When I read Dombey and Son (1846-48), I noted that it seemed to demonstrate a much higher level of planning than the prior Dickens novel I had read, Martin Chuzzlewit (1843-44). The structure of Chuzzlewit very much demonstrates (to me anyway) that Dickens must have been making it up as he went along, with its diversion to America and the fact that Martin (a damp squib if there ever was one) pretty much stops being the protagonist of the novel that bears his name.
Dombey and Son, on the other hand, is very obviously planned. It ran nineteen monthly installments, the last of which was double-length, making for twenty in total. At the end of every fifth installment, something of great significance happens: the death of a main character, the marriage of a main character, the flight of a main character. It's like watching the season finale of a modern serialized streaming show. I was curious about this, and reading the introduction to my Penguin Classics edition suggested that Alan Horsman's 1974 Clarendon edition of the novel would provide a detailed account of novel's composition, so I ordered it through interlibrary loan.In his introduction, Horsman cites Dickens's friend and biographer John Forster, who had "stressed the contrast between Martin Chuzzlewit and subsequent books like this one which showed Dickens 'more bent upon constructive care at the outset'" (xv). Horsman argues that Forster is exaggerating a bit, as we know that Dickens had Chuzzlewit's ending in mind from the beginning. But I think (to put it awkwardly) that Horsman is exaggerating Forster's exaggeration. Sure, Dickens had his plot twist in mind the beginning... but clearly he did not have the beats and pacing in mind from the beginning in the way he did in Dombey and Son. Had he precisely planned everything in Dombey? I don't think so, based on the evidence Horsman cites, but we do often see evidence of him working ahead a bit. For example: "On 6 December [1846] he was occupied with the first chapter of Number IV. 'Paul, I shall slaughter at the end of number five'" (xxvi). And later: "As one would expect, the planning of Number V is very careful" (xxviii).

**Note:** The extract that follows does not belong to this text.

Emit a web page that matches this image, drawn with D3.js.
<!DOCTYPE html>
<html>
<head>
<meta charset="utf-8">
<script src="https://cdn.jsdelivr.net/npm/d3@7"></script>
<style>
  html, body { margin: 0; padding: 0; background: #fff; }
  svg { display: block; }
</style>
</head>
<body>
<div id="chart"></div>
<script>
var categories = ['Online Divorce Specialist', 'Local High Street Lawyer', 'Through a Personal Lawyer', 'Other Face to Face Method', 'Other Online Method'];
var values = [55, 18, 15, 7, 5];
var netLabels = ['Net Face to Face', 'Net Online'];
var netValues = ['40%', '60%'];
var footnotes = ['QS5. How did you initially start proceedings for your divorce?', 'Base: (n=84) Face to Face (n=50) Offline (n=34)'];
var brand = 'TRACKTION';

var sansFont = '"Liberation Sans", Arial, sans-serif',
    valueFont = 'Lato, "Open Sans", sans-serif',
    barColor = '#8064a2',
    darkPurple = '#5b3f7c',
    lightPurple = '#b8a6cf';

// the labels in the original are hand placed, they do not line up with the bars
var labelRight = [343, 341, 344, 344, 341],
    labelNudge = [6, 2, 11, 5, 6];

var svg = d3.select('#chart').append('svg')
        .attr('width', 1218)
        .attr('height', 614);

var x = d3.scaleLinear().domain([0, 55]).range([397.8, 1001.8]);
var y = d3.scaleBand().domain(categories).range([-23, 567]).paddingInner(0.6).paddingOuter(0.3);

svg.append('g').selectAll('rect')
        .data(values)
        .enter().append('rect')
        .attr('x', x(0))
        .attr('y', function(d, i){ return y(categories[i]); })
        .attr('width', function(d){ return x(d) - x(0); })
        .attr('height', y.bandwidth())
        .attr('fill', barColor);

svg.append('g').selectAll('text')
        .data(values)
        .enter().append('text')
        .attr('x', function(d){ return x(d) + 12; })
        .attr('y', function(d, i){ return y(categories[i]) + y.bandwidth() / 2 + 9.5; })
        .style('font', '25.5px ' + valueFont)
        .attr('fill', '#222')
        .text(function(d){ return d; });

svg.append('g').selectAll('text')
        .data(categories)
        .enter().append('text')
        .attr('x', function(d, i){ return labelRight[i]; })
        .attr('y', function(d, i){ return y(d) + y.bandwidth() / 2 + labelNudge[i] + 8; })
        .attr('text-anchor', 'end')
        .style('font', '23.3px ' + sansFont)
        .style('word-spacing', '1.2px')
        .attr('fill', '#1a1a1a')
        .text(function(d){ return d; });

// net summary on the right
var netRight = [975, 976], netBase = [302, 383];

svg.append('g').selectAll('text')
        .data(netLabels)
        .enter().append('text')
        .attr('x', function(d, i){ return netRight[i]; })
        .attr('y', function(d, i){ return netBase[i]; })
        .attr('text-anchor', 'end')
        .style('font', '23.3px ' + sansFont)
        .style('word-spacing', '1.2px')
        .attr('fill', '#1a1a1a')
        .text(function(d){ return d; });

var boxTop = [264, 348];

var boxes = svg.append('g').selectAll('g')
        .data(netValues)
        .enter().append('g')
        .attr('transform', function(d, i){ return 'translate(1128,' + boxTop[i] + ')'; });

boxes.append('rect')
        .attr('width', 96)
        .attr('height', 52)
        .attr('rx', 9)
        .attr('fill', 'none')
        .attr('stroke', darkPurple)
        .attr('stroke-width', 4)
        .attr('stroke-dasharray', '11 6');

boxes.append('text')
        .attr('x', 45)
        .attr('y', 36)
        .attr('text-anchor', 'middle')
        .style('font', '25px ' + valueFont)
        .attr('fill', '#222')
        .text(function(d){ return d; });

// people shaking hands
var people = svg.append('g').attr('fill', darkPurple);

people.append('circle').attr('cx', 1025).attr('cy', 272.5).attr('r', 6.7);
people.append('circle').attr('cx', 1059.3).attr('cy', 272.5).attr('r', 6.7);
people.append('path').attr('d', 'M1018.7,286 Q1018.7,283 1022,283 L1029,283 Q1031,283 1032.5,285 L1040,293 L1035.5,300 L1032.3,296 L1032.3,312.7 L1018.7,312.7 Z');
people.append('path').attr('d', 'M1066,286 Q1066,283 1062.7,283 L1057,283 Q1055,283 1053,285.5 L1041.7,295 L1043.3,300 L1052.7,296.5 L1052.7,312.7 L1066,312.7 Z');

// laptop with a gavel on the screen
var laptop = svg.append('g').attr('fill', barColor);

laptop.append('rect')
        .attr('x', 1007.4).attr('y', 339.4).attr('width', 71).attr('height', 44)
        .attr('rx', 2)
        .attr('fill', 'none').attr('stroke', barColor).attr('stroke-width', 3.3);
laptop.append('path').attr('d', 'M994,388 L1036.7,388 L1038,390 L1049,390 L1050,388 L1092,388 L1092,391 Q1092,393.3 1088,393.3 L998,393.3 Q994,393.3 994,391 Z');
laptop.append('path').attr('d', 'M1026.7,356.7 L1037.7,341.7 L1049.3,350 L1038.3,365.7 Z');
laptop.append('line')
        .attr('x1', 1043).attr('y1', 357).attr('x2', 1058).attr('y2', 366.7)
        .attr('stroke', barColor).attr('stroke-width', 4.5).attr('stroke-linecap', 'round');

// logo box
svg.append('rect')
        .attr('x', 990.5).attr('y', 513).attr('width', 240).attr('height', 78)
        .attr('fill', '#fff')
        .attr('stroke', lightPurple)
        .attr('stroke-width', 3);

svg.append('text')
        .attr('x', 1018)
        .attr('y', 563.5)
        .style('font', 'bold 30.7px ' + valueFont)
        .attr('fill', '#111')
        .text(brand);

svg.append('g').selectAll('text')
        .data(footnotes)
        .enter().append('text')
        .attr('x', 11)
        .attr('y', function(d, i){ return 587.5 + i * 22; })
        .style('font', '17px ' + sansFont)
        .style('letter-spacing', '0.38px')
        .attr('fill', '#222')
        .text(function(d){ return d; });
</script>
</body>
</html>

That said, things do get a bit looser later on. Dickens had a broad-strokes idea, but didn't have the precise planning worked out from the beginning: "The problem which the memoranda for Number VI emphasize is to continue throughout the remainder of the novel…. February letters show that he found it 'very difficult to fall into the new vein of the story'" (xxix). Perhaps this why I found my interest in the novel diminished as it went! It seems like Dickens had a lot he knew he wanted to get done by the end of no. v, but having crammed this all in, was less certain about where he was working toward for the remaining fifteen installments: "The second marriage [of Dombey] has now to sustain the greater part of the novel… he was to warn himself 'To bring on the marriage gradually'" (xxxi-xxxii). Horsman chronicles how Dickens thought of other aspects of the novel to pull into the foreground, but also how Dickens wasn't unlimited in what he could do; there were things he planned on that just didn't pan out.
Horsman doesn't mention those big turning points I identified in nos. x and xv in the same way, so it seems likely these weren't planned quite so rigorously in advance as the ending of no. v was. But it is clear that Dickens was being deliberate in his pacing in a way he had not been in Chuzzlewit, even if this ultimately undermined (I would argue) the success of the novel as a whole.

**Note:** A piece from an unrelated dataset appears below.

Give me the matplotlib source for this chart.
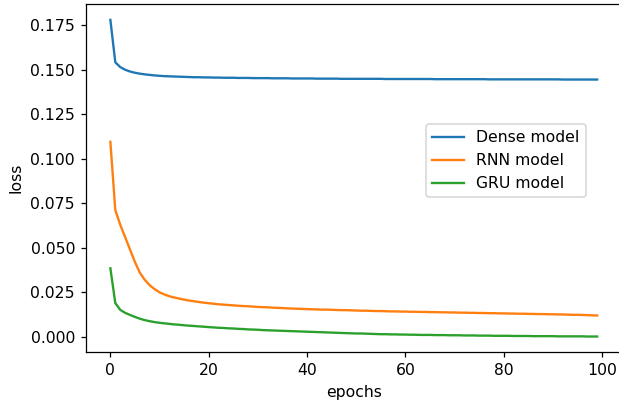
import numpy as np
import matplotlib
matplotlib.use('Agg')
import matplotlib.pyplot as plt

# loss per epoch
dense_loss = [0.1780, 0.1542, 0.1515, 0.1500, 0.1490, 0.1483, 0.1478, 0.1474, 0.1471, 0.1468,
              0.1466, 0.1464, 0.1463, 0.1462, 0.1461, 0.1460, 0.1459, 0.1458, 0.1458, 0.1457,
              0.1457, 0.1456, 0.1456, 0.1455, 0.1455, 0.1455, 0.1454, 0.1454, 0.1454, 0.1453,
              0.1453, 0.1453, 0.1453, 0.1452, 0.1452, 0.1452, 0.1452, 0.1451, 0.1451, 0.1451,
              0.1451, 0.1451, 0.1450, 0.1450, 0.1450, 0.1450, 0.1450, 0.1449, 0.1449, 0.1449,
              0.1449, 0.1449, 0.1449, 0.1449, 0.1449, 0.1449, 0.1448, 0.1448, 0.1448, 0.1448,
              0.1448, 0.1448, 0.1448, 0.1448, 0.1448, 0.1448, 0.1447, 0.1447, 0.1447, 0.1447,
              0.1447, 0.1447, 0.1447, 0.1447, 0.1447, 0.1447, 0.1447, 0.1446, 0.1446, 0.1446,
              0.1446, 0.1446, 0.1446, 0.1446, 0.1446, 0.1446, 0.1446, 0.1446, 0.1446, 0.1446,
              0.1446, 0.1446, 0.1445, 0.1445, 0.1445, 0.1445, 0.1445, 0.1445, 0.1445, 0.1445]

rnn_loss = [0.1095, 0.0712, 0.0630, 0.0560, 0.0490, 0.0420, 0.0360, 0.0320, 0.0290, 0.0268,
            0.0250, 0.0238, 0.0228, 0.0221, 0.0215, 0.0209, 0.0204, 0.0200, 0.0196, 0.0192,
            0.0189, 0.0186, 0.0183, 0.0181, 0.0179, 0.0177, 0.0175, 0.0173, 0.0172, 0.0170,
            0.0168, 0.0167, 0.0166, 0.0164, 0.0163, 0.0162, 0.0160, 0.0159, 0.0158, 0.0157,
            0.0156, 0.0155, 0.0154, 0.0153, 0.0153, 0.0152, 0.0151, 0.0150, 0.0150, 0.0149,
            0.0148, 0.0147, 0.0147, 0.0146, 0.0145, 0.0145, 0.0144, 0.0143, 0.0143, 0.0142,
            0.0142, 0.0141, 0.0141, 0.0140, 0.0140, 0.0139, 0.0139, 0.0138, 0.0138, 0.0137,
            0.0137, 0.0136, 0.0136, 0.0135, 0.0135, 0.0134, 0.0134, 0.0133, 0.0133, 0.0132,
            0.0132, 0.0131, 0.0131, 0.0130, 0.0130, 0.0129, 0.0129, 0.0128, 0.0128, 0.0127,
            0.0127, 0.0126, 0.0126, 0.0125, 0.0124, 0.0124, 0.0123, 0.0122, 0.0121, 0.0120]

gru_loss = [0.0385, 0.0190, 0.0152, 0.0135, 0.0123, 0.0112, 0.0102, 0.0094, 0.0088, 0.0083,
            0.0079, 0.0076, 0.0073, 0.0070, 0.0068, 0.0065, 0.0063, 0.0061, 0.0059, 0.0057,
            0.0055, 0.0053, 0.0051, 0.0050, 0.0048, 0.0047, 0.0045, 0.0044, 0.0042, 0.0041,
            0.0040, 0.0038, 0.0037, 0.0036, 0.0035, 0.0034, 0.0033, 0.0032, 0.0031, 0.0030,
            0.0029, 0.0028, 0.0027, 0.0026, 0.0025, 0.0024, 0.0023, 0.0022, 0.0021, 0.0020,
            0.0019, 0.0019, 0.0018, 0.0017, 0.0016, 0.0015, 0.0015, 0.0014, 0.0014, 0.0013,
            0.0013, 0.0012, 0.0012, 0.0011, 0.0011, 0.0011, 0.0010, 0.0010, 0.0010, 0.0009,
            0.0009, 0.0009, 0.0008, 0.0008, 0.0008, 0.0007, 0.0007, 0.0007, 0.0006, 0.0006,
            0.0006, 0.0006, 0.0005, 0.0005, 0.0005, 0.0005, 0.0004, 0.0004, 0.0004, 0.0004,
            0.0004, 0.0003, 0.0003, 0.0003, 0.0003, 0.0003, 0.0003, 0.0002, 0.0002, 0.0002]

epochs = np.arange(len(dense_loss))

# reference is a bit larger than default 100 dpi, so scale via dpi
dpi = 112.5
fig, ax = plt.subplots(figsize=(619 / dpi, 405 / dpi), dpi=dpi)
# right spine sits just past the image edge in the reference
fig.subplots_adjust(left=0.139, right=1.004, bottom=0.13, top=0.99)

ax.plot(epochs, dense_loss, label='Dense model')
ax.plot(epochs, rnn_loss, label='RNN model')
ax.plot(epochs, gru_loss, label='GRU model')

ax.set_xlabel('epochs')
ax.set_ylabel('loss')
ax.legend(loc='center', bbox_to_anchor=(0.784, 0.55))

fig.savefig('out.png', dpi=dpi)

Forster said that, "for Dickens, 'the interest and passion of [the story], when to himself both became centred in Florence and in Edith Dombey, took stronger hold of him, and more powerfully affected him, that had been the case in any of his previous writings, I think…'" (xxxii). Again, Horsman seems a bit skeptical of Forster's claim, calling him "defensive" (xxxii), but I agree—going in publication order, for me this is Dickens's first novel to have some genuinely emotional moments, even if he would get better at this later on. And Forster also says the second half "seemed to many to have fallen short of the splendour of its opening" (xxxii)—and again, I agree. Because Dickens had to get to that twentieth installment, much like how a modern streaming show has to get its season out to ten episodes no matter what, the later parts of the novel are less dense with incident than what came before.
It's also fascinating to learn how down-to-the-wire Dickens's composition could be; there were times Dickens had to send in each chapter of an installment as he finished it to have enough time to be typset. There were even times that a chapter had to be broken up by pages so different typesetters could do different pages simultaneously! In such a down-to-the-minute environment, I suppose the more planning you can do in advance, the better.